Bacterial cellulose, a β-1,4 linked exopolysaccharide which is produced by some special kind of obligate aerobic bacteria is one such potential precursor. Bacterial cellulose which is devoid of lignin, hemicellulose and pectin unlike plant cellulose, comprises three-dimensional (3-D) inter woven nanofibrous network. Bacterial cellulose has several unique properties like higher degree of crystallinity, greater mechanical properties and modability. The fiber morphology and porosity of bacterial cellulose can be controlled to a great extent by employing different fermentation conditions, post treatment (drying and purification) and modifying the network formation by additives in fermentation media. Recent advances not only allows in-situ modification of bacterial cellulose properties using additives but also there are few reports on controlling the orientation and patterning of bacterial cellulose nanofibrils.

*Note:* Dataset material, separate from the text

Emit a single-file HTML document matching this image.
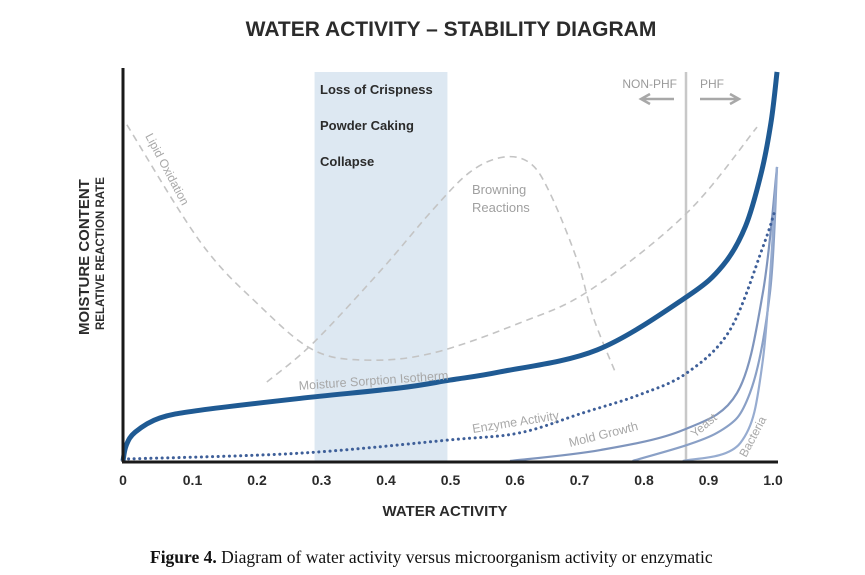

However there are only few recent studies on exploring the bacterial cellulose as a polymer precursor to carbon upon controlled pyrolysis and to use them as anode. There is still a gap towards the integration of modifying the structural properties of bacterial cellulose and to correlate its effect on as-derived CNF and to further evaluate their electrochemical performance. This work is an effort toward this objective.
In the present work, we will first discuss the fermentative production of bacterial cellulose, influence of bioprocess parameters and post production treatments on its physiochemical properties, followed by controlled pyrolysis to yield bacterial cellulose derived CNF. Average diameter of bacterial cellulose CNF was in the range of 20-50 nm. Depending on the fermentation media and growth conditions, crystallinity of bacterial cellulose and its derived carbon can be tuned to a great extent. These bacterial cellulose derived CNF were then used as an anode in half-cell configuration to investigate their electrochemical performance.
We shall also present the way forward to explore the in-situ modification of bacterial cellulose to further provide a tight control on the physiochemical properties of CNFs upon pyrolysis with the perspective of their utilization as high performance anode for lithium-ion batteries. Given the scalability and relative low cost production of bacterial cellulose and as-derived CNFs may pave the way of their utilization for commercial electrodes in future.